Fitbit reported a loss for Q4, which included the traditionally lucrative holiday sales period, with its CEO acknowledging the company “fell short” if its goals in 2016.
“Our ten-year history of building this category, coupled with our powerful brand and engaged global community gives us confidence we are making the right investments to support our vision and drive long term success,” James Park said.
The wearables market leader already said it was cutting more than 100 jobs (6 per cent of its workforce), in order to trim its spending. It said it cut its operating expenses run rate by $200 million.
Fitbit’s Q4 loss of $125.7 million compared with a prior-year profit of $87.4 million, on revenue of $573.8 million, down from $711.6 million. It sold 6.5 million devices in the recent quarter, down from 8.2 million in Q4 2015.
The company also put price tags on two recent transactions: Pebble ($23 million – less than reports estimated) and Vector Watch ($15 million). It said the deals gave it “intellectual property and talent”.
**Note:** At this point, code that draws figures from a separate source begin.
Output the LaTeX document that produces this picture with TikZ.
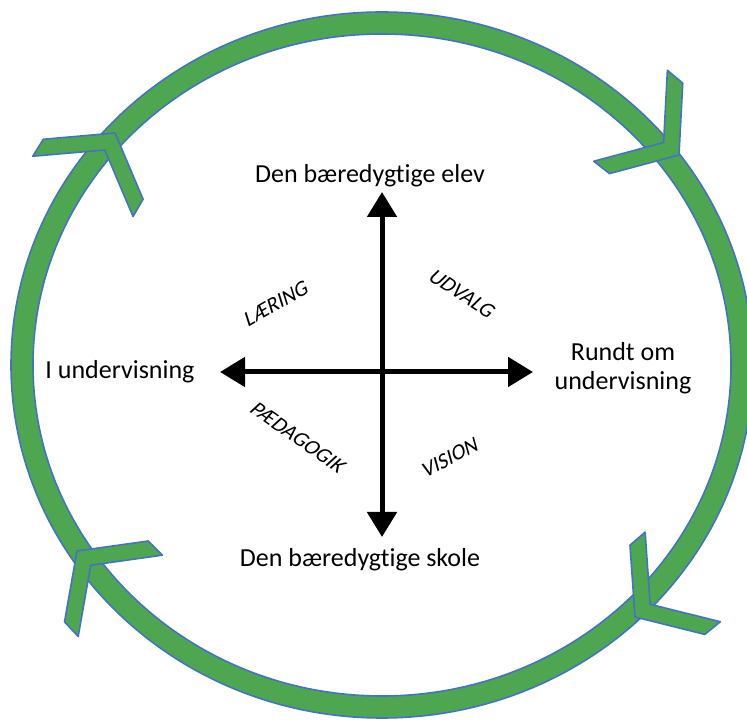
\documentclass[tikz,border=0pt]{standalone}
\usepackage{fontspec}
\setmainfont{Carlito}[Ligatures=NoCommon]
\newfontfamily\slfont{Carlito}[FakeSlant=0.22, Ligatures=NoCommon]
\usetikzlibrary{arrows.meta}
\definecolor{ringgreen}{RGB}{78,167,80}
\definecolor{ringblue}{RGB}{68,114,196}
\tikzset{
  ringpart/.style={fill=ringgreen, draw=ringblue, line width=1.6pt, line join=round},
  axisline/.style={line width=5pt, {Triangle[length=25pt,width=29pt]}-{Triangle[length=25pt,width=29pt]}},
  mainlabel/.style={font=\fontsize{26}{29}\selectfont, inner sep=0pt},
  sidelabel/.style={font=\fontsize{21.5}{24}\selectfont\slfont, inner sep=0pt},
  chev/.pic={
    \path[ringpart] (0,0) -- (-42.3,58.2) -- (-62.3,58.5) -- (-19.8,0)
      -- (-62.3,-58.5) -- (-42.3,-58.2) -- cycle;
  }
}
\begin{document}
\begin{tikzpicture}[x=1pt,y=1pt]
\useasboundingbox (0,0) rectangle (747,722);
\clip (0,0) rectangle (747,722);
\fill[white] (0,0) rectangle (747,722);
% ring
\coordinate (rc) at (382,357);
\path[ringpart, even odd rule] (rc) ellipse [x radius=371, y radius=353]
  (rc) ellipse [x radius=349, y radius=331];
% chevrons (clockwise)
\pic[rotate=59] at (115,589) {chev};
\pic[rotate=-39] at (679,567) {chev};
\pic[rotate=-140] at (635,105) {chev};
\pic[rotate=134] at (77,171) {chev};
% axes
\coordinate (aTop) at (382,530);
\coordinate (aBot) at (382,185);
\coordinate (aLeft) at (220,350);
\coordinate (aRight) at (533,350);
\draw[axisline] (aBot) -- (aTop);
\draw[axisline] (aLeft) -- (aRight);
% main labels
\node[mainlabel, anchor=base] (nElev) at (370,539) {Den bæredygtige elev};
\node[mainlabel, anchor=base] (nSkole) at (360,155) {Den bæredygtige skole};
\node[mainlabel, anchor=base] (nI) at (120,343) {I undervisning};
\node[mainlabel, align=center, anchor=center] (nRundt) at (623,354) {Rundt om\\undervisning};
% quadrant labels
\node[sidelabel, rotate=30] (lLaering) at (275,418) {LÆRING};
\node[sidelabel, rotate=-33] (lUdvalg) at (461,429) {UDVALG};
\node[sidelabel, rotate=-35] (lPaed) at (297,285) {PÆDAGOGIK};
\node[sidelabel, rotate=28] (lVision) at (449,264) {VISION};
\end{tikzpicture}
\end{document}
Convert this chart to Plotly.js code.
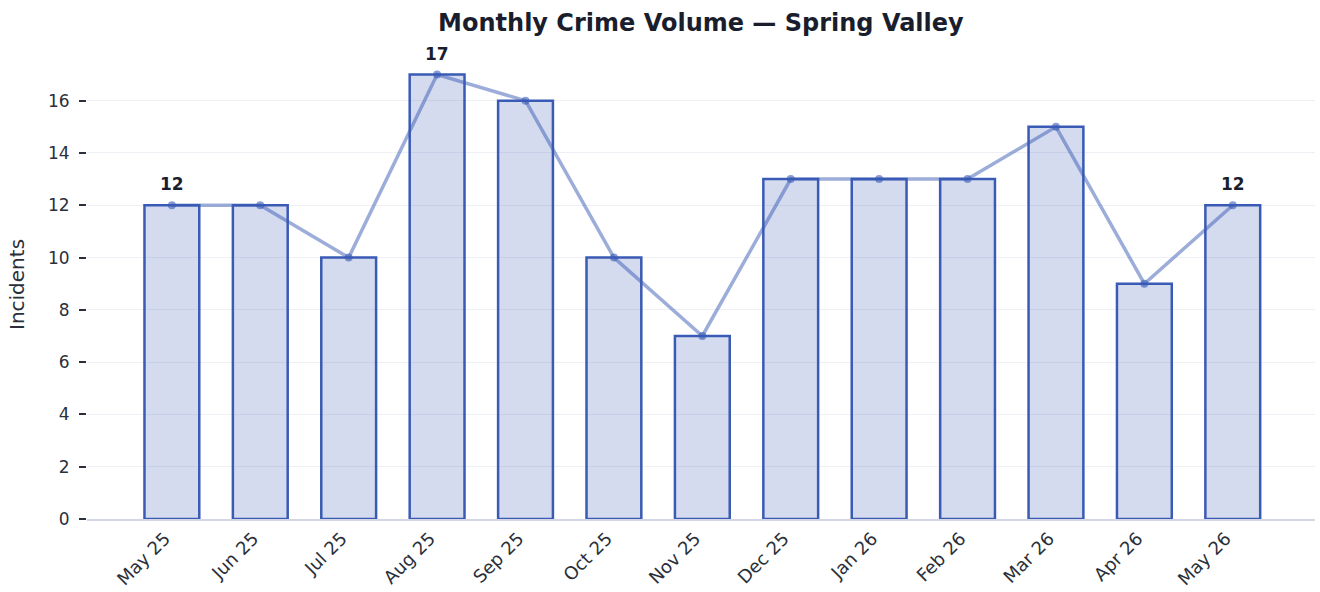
<!DOCTYPE html>
<html><head><meta charset="utf-8">
<script src="https://cdn.plot.ly/plotly-3.0.1.min.js"></script>
<style>body{margin:0;background:#fff}#c{width:1320px;height:592px}</style>
</head><body><div id="c"></div>
<script>
const months = ["May 25","Jun 25","Jul 25","Aug 25","Sep 25","Oct 25","Nov 25","Dec 25","Jan 26","Feb 26","Mar 26","Apr 26","May 26"];
const incidents = [12,12,10,17,16,10,7,13,13,13,15,9,12];
const labelIdx = [0,3,12];

const font = "DejaVu Sans, sans-serif";
const traces = [
  {type:"bar", x:months, y:incidents, width:0.62,
   marker:{color:"rgba(58,91,181,0.22)", line:{color:"#3a5bb5", width:2.5}},
   hoverinfo:"x+y"},
  {type:"scatter", mode:"lines+markers", x:months, y:incidents,
   line:{color:"rgba(58,91,181,0.5)", width:3.5},
   marker:{color:"rgba(58,91,181,0.6)", size:8}}
];
const annotations = labelIdx.map(i => ({
  x: months[i], y: incidents[i], text: "<b>"+incidents[i]+"</b>",
  showarrow:false, yshift:21, font:{family:font, size:17, color:"#1a1e2c"}
}));
annotations.push({xref:"paper", yref:"paper", x:-0.057, y:0.5, xanchor:"center", yanchor:"middle",
  textangle:-90, showarrow:false, text:"Incidents", font:{family:font, size:20, color:"#2a2f3a"}});
const layout = {
  width:1320, height:592,
  margin:{l:87, r:5, t:51, b:73},
  paper_bgcolor:"#fff", plot_bgcolor:"#fff",
  showlegend:false,
  title:{text:"<b>Monthly Crime Volume — Spring Valley</b>", x:0.531, xanchor:"center", y:0.962, yanchor:"middle",
         font:{family:font, size:24, color:"#1a1e2c"}},
  font:{family:font, color:"#2a2f3a"},
  xaxis:{type:"category", range:[-0.96, 12.93], tickangle:-45, tickfont:{family:font, size:18, color:"#2a2f3a"},
         showgrid:false, showline:true, linecolor:"#d3d6e4", linewidth:2, ticks:"", zeroline:false,
         ticklabelshift:-7},
  yaxis:{range:[0,17.9], dtick:2, tick0:0, tickfont:{family:font, size:17, color:"#2a2f3a"},
         showgrid:true, gridcolor:"#eef0f5", gridwidth:1, zeroline:false, showline:false,
         ticks:"outside", ticklen:7, tickwidth:1.5, tickcolor:"#2a2f3a", ticklabelstandoff:6},
  annotations: annotations
};
Plotly.newPlot("c", traces, layout, {displayModeBar:false});
</script></body></html>
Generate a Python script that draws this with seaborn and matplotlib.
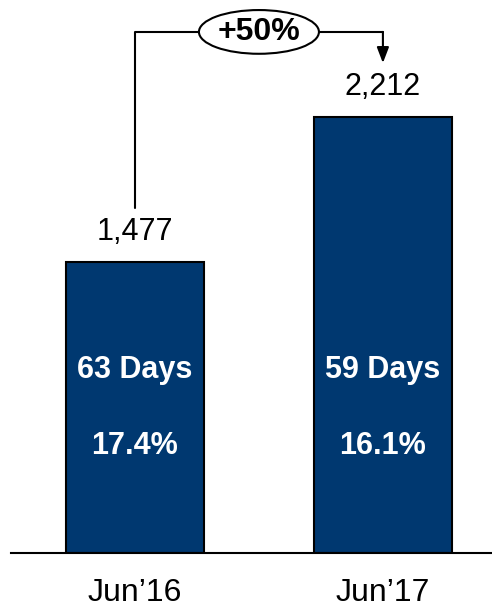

These moves also position it to move into the smartwatch category, where it hopes to “invigorate and capture a large addressable market by leveraging Fitbit’s brand and vast experience delivering a best-in-class health and fitness experience on the wrist”.
The Vector Watch deal also gives it a new engineering centre in Romania, “enabling the company to efficiently serve the global business and further expand its presence in EMEA”.
Fitbit also expects to see a “disconnect” between shipments and sales to customers to continue in 2017, due to high inventory levels.